菅原道真縁の今治市桜井にある綱敷天満宮。
社伝によると、菅原道真が大宰府へ左遷される途中、燧灘の桜井海岸沖で嵐に遭ったが、現宮司(菅氏)の祖先である広川修善と里人に助けられて志島ヶ浦に辿り着き、急なことで敷物が無く、漁網を敷いて敷物の代わりとしたことから「綱敷」の社名が付いたとされる。
鮮魚を里人に献上されるなどの厚意に感じた道真は梶柄に自像を刻み「私は菅原道真である。もし私が無事帰洛できたなら、この像を証拠として都を訪ねなさい。私が配地で没したと耳にしたなら、この像を素波神(そばがみ)と称し祀るように」と述べたとある。
綱敷天満宮境内・・奥が本殿。
嵐に遭遇し志島ヶ浦にたどり着き、濡れた衣服を乾かしたと言われる岩「衣干岩」。
東京都港区三田にある済海寺は、伊予松山藩15万石の藩主であった松平家(久松)第2代目から15代目の藩主と妻子の墓が49基あり、墓を発掘調査し松山市の久松家の菩提寺である、大林寺に改葬する作業をしている。
大林寺は、松山市味酒町一丁目にあり、松山藩第2代藩主、蒲生忠知が創設した寺で、見樹院と称していたが蒲生家断
絶のあと、第3代藩主松平定行が松平家(久松)の菩提寺として大林寺と改めその後松平家(久松)の菩提寺となった。
蒲生忠知の墓は松山市末広町の興聖寺に移された。

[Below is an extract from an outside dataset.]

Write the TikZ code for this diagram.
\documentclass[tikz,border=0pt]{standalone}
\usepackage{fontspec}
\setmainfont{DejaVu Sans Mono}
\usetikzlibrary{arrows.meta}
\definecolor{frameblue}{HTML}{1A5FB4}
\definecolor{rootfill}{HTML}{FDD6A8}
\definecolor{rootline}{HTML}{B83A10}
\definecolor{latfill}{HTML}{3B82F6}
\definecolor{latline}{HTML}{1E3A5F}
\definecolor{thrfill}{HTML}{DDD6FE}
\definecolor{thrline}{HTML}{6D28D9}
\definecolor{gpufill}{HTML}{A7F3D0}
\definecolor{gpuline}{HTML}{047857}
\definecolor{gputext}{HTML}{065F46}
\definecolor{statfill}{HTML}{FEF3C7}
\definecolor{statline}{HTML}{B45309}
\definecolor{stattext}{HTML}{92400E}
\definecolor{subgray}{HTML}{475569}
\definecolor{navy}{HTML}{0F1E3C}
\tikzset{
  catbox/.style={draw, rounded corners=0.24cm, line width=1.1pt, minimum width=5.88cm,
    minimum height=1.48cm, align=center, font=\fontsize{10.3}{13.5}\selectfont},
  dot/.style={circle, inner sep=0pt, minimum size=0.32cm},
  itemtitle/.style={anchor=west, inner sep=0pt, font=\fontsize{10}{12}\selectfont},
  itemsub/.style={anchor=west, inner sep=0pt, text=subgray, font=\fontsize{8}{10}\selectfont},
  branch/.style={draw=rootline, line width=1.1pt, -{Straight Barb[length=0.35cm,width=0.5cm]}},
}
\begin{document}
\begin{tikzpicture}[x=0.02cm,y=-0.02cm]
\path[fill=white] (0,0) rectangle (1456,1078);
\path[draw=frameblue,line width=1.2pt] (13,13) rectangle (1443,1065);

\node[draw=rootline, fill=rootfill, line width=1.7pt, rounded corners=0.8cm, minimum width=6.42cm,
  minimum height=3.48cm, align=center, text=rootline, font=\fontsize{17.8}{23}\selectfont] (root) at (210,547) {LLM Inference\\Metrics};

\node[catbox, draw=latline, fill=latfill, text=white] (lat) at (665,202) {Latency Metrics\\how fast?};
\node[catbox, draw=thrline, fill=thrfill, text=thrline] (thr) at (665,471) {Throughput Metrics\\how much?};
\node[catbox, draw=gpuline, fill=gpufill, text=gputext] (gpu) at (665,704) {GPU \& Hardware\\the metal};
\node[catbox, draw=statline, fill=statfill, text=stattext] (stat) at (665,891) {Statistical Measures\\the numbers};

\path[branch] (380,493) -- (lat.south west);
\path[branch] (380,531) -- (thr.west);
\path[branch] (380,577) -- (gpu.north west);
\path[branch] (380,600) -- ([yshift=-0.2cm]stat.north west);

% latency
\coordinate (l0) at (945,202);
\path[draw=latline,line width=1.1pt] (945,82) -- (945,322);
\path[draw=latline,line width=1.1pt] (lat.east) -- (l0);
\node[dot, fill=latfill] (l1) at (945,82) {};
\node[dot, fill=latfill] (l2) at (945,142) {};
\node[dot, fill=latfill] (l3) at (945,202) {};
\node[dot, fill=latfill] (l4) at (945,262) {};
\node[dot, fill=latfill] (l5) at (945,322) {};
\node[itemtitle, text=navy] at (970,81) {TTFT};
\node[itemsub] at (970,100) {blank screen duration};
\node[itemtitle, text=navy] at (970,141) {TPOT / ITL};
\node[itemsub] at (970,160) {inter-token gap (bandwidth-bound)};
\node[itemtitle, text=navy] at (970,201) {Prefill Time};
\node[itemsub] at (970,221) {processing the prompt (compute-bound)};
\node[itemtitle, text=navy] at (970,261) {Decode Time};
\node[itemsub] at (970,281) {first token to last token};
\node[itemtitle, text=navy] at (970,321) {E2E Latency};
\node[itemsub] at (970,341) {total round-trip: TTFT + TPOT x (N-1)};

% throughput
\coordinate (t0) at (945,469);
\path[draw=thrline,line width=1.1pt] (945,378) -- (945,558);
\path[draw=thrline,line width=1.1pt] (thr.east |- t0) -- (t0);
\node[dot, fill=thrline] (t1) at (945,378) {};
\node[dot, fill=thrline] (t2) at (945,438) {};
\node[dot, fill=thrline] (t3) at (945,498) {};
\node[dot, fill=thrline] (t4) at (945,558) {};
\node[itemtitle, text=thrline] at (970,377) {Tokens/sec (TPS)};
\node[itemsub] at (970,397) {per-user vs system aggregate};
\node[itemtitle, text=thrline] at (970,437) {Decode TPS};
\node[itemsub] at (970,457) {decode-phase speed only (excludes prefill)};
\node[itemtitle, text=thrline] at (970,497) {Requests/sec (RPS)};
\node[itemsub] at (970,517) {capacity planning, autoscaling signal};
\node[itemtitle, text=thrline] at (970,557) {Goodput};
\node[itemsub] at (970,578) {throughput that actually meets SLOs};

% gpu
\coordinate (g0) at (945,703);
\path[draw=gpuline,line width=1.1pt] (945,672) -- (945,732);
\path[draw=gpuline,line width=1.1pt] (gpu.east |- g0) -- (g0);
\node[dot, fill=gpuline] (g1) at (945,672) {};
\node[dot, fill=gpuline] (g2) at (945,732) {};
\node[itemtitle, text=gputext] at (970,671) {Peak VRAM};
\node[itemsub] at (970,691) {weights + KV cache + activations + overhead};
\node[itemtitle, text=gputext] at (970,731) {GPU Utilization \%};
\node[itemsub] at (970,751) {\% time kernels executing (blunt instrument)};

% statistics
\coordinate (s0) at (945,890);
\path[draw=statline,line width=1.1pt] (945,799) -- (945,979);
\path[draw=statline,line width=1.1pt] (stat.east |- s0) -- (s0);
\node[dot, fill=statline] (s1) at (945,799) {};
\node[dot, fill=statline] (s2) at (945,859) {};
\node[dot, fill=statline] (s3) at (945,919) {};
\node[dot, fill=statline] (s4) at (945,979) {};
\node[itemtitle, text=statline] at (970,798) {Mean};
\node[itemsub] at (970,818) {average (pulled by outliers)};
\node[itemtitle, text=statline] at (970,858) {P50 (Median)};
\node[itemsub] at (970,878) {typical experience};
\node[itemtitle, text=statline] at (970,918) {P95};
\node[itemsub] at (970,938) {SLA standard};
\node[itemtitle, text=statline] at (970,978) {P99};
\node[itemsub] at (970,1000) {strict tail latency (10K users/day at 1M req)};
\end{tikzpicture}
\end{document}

興聖寺には、赤穂浪士の大高源吾と木村岡右衛門の介錯をした宮原久太夫が二人の供養のため宮原久太夫の菩提寺である同寺に二人の供養のため両士の墓を建立した。
毎年同寺で義士祭が行われている。
東京都港区三田にあった松山藩江戸屋敷は現在イタリア大使館で、赤穂浪士が吉良邸に討ち入り後大石主税以下9名が切腹したところである。
伊予松山歴代藩主江戸から松山にお国入り。
松山義士祭のポスター。
毎年12月14日松山義士祭が開催されている。
大高源吾、木村岡右衛門の切腹を介錯した松山藩士、宮原久太夫が両名の遺髪を藩主の許しを得て、松山市末広町にある宮原家の菩提寺、興聖寺(こうしょうじ)に二人の墓を建立し納め供養したのが事の始まりで、昭和39年、両名と宮原の供養と地元の発展を願って、興聖寺史跡顕彰会が発足し、同年12月14日第1回松山義士祭が挙行され現在では松山の師走の風物詩として継続されていている。
イタリア大使館の庭は、当時のままで、平成27年赤穂市の大石神社の宮司を招き浪士の慰霊祭が実施されたそうです。「忠臣蔵に思いを馳せる」人は日本人だけではない様です。
イタリア大使館の庭に建立されている記念碑。
江戸時代の伊予松山藩江戸中屋敷(現、イタリア大使館)、伊予松山藩主第4代松平定直の時代、大きな出来事があった。
記念碑には、大石主税以下浪士の名前と介錯人の名前まで刻まれている。
大石主税の介錯人は、羽賀清太夫で、禄は15石3人扶持、身分は、寄合大小姓とある。
ともあれ、石碑の建立は、流石にイタリア大使館、何時の時代の大使が建立したのか立派な事をされた。